As director of programming at Lincs FM, which has won licences for three new stations, Jane Hill is deluged with demo tapes from would-be employees. She complained of "fairly strained or shouting voices with the particular habit of emphasising the last words of sentences as if they're all trying to imitate Howard Hughes of Capital." Hill has much respect for this award-winning journalist but does not want all her newsreaders sounding like him. She said: "I want a clear, normal voice with the rudiments of good projection as if talking one-to-one, and the ability to stress the right words."
Bob McCreadie, programme controller at Orchard FM, recently recruited a journalist who had had virtually no voice training. He has received newsreading demo tapes from people with speech impediments, lack of pitch, an inability to deliver the news with authority, at the right pace or with correct emphasis, and who sound as if they don't understand what they are reading. Journalists may have excellent writing skills and knowledge of the law, but McCreadie said: "However well they've written a piece they must be able to deliver it clearly and with authority."
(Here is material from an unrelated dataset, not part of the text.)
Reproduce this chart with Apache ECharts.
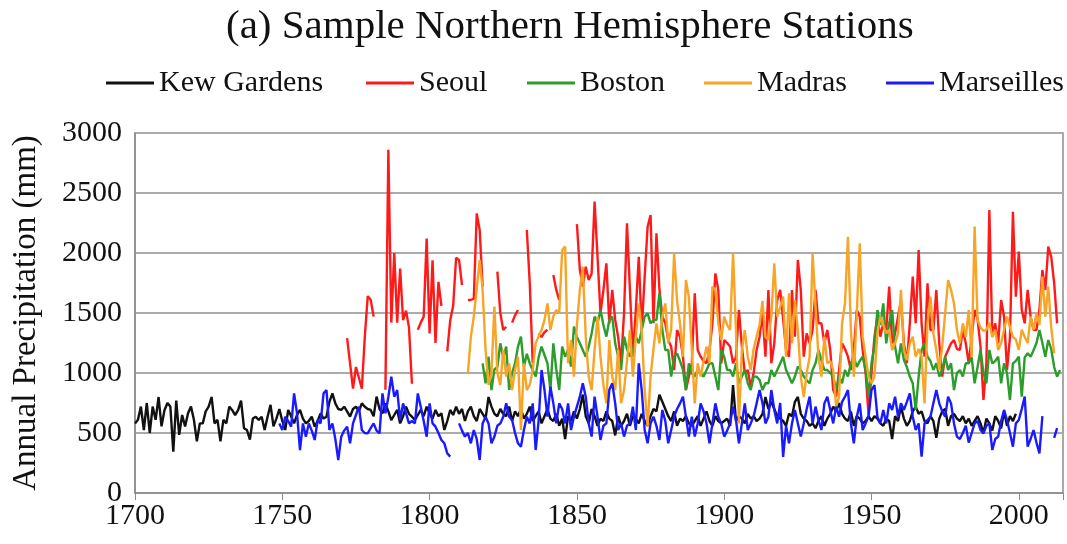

Lee and Hill are upset that broadcasting students pay fees to colleges for two years, perhaps ending up in debt, yet never get told "lose your speech defect or look for some other job." McCreadie said colleges seemed to assume that journalists could complete their training on the job when they joined a station. However, Lee says they do not have the resources to do this. She asked: "Do colleges appreciate the reality of commercial radio now when stations have very small newsrooms working at a high pace, or do they think they still have the manning levels of 10 years ago?"